Terrorism discourse in Pakistan

Pakistan's role in the war on terror is a widely discussed topic among policy-makers of various countries, political analysts and international delegates around the world. Pakistan has simultaneously received allegations of harbouring and aiding terrorists and commendation for its anti-terror efforts. Since 2001, the country has also hosted millions of Afghan refugees who fled the war in Afghanistan.

==Major developments==

The Saudi born Zayn al-Abidn Muhammed Hasayn Abu Zubaydah, was arrested by Pakistani officials during a series of joint U.S. and Pakistan raids during the week of 23 March 2002. During the raid, the suspect was shot three times while trying to escape capture by military personnel. Zubaydah is said to be a high-ranking al-Qaeda official with the title of operations chief and in charge of running al-Qaeda training camps.

Later that year on 11 September 2002, Ramzi bin al-Shibh was arrested in Pakistan after a three-hour gunfight with police forces. Bin al-Shibh is known to have shared a room with Mohamed Atta in Hamburg, Germany and to be a financial backer of al-Qaeda operations.

It is said Ramzi bin al-Shibh was supposed to be another hijacker in September 11 attacks, however the U.S. Citizenship and Immigration Services rejected his visa application three times, leaving him to the role of financier. The trail of money transferred by bin al-Shibh from Germany to the United States links both Mohammad Atta and Zacarias Moussaoui.

On 1 March 2003, Khalid Shaikh Mohammed was arrested during CIA-led raids on the suburb of Rawalpindi, nine miles outside of the Pakistani capital of Islamabad. Mohammed at the time of his capture was the third highest-ranking official in al-Qaeda and had been directly in charge of the planning for the 11 September attacks. Other events Mohammed has been linked to include: ordering the killing of Wall Street Journal reporter Daniel Pearl, the USS Cole bombing, Richard Reid's attempt to blow up a civilian airliner with a shoe bomb, and the terrorist attack at the El Ghriba synagogue in Djerba, Tunisia.

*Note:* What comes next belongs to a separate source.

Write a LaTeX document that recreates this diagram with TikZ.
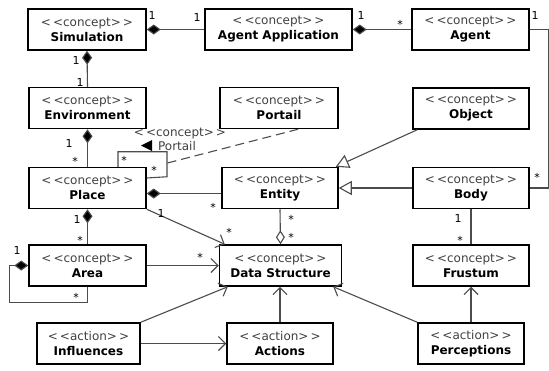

Khalid Shaikh Mohammed has described himself as the head of the al-Qaeda military committee.

Amidst all this, in 2006, Pakistan was accused by NATO commanding officers of aiding and abetting the Taliban in Afghanistan; but NATO later admitted that there was no known evidence against the Pakistan's Inter-Services Intelligence (ISI) or Pakistani government of sponsoring terrorism.

The Afghan government also accuses the ISI of providing help to militants, including protection to the Mullah Dadullah, Taliban's senior military commander killed in 2007, a charge denied by the Pakistani government. India, meanwhile continues to accuse Pakistan's ISI of planning several terrorist attacks in Kashmir and elsewhere in the Indian republic, including the 11 July 2006 Mumbai train bombings, which Pakistan alleges is due to "homegrown" insurgencies. Many other countries like Afghanistan and the UK have also accused Pakistan of State-sponsored terrorism and financing terrorism.

The upswing in American military activity in Pakistan and neighbouring Afghanistan corresponded with a great increase in American military aid to the Pakistan government. In the three years before the attacks of 11 September, Pakistan received approximately $9 million in American military aid.

In the three years after, the number increased to $4.2 billion, making it the country with the maximum funding post 9/11. Such a huge inflow of funds has raised concerns that these funds were given without any accountability, as the end uses not being documented, and that large portions were used to suppress civilians' human rights and to purchase weapons to contain domestic problems like the Balochistan unrest.

In December 2016, The Spectator reported that Pakistan is winning its war on terror. The article reported the major steps taken by the Nawaz Sharif, during his third term as the Prime Minister of Pakistan, which has resulted in an overall drop in violence.

The Guardian reported that in 2016, Narendra Modi, Prime Minister of India referred to Pakistan as the "mothership of terrorism", as part of a reprised campaign to increase international pressure on Pakistan for allegedly harboring and supporting militant groups.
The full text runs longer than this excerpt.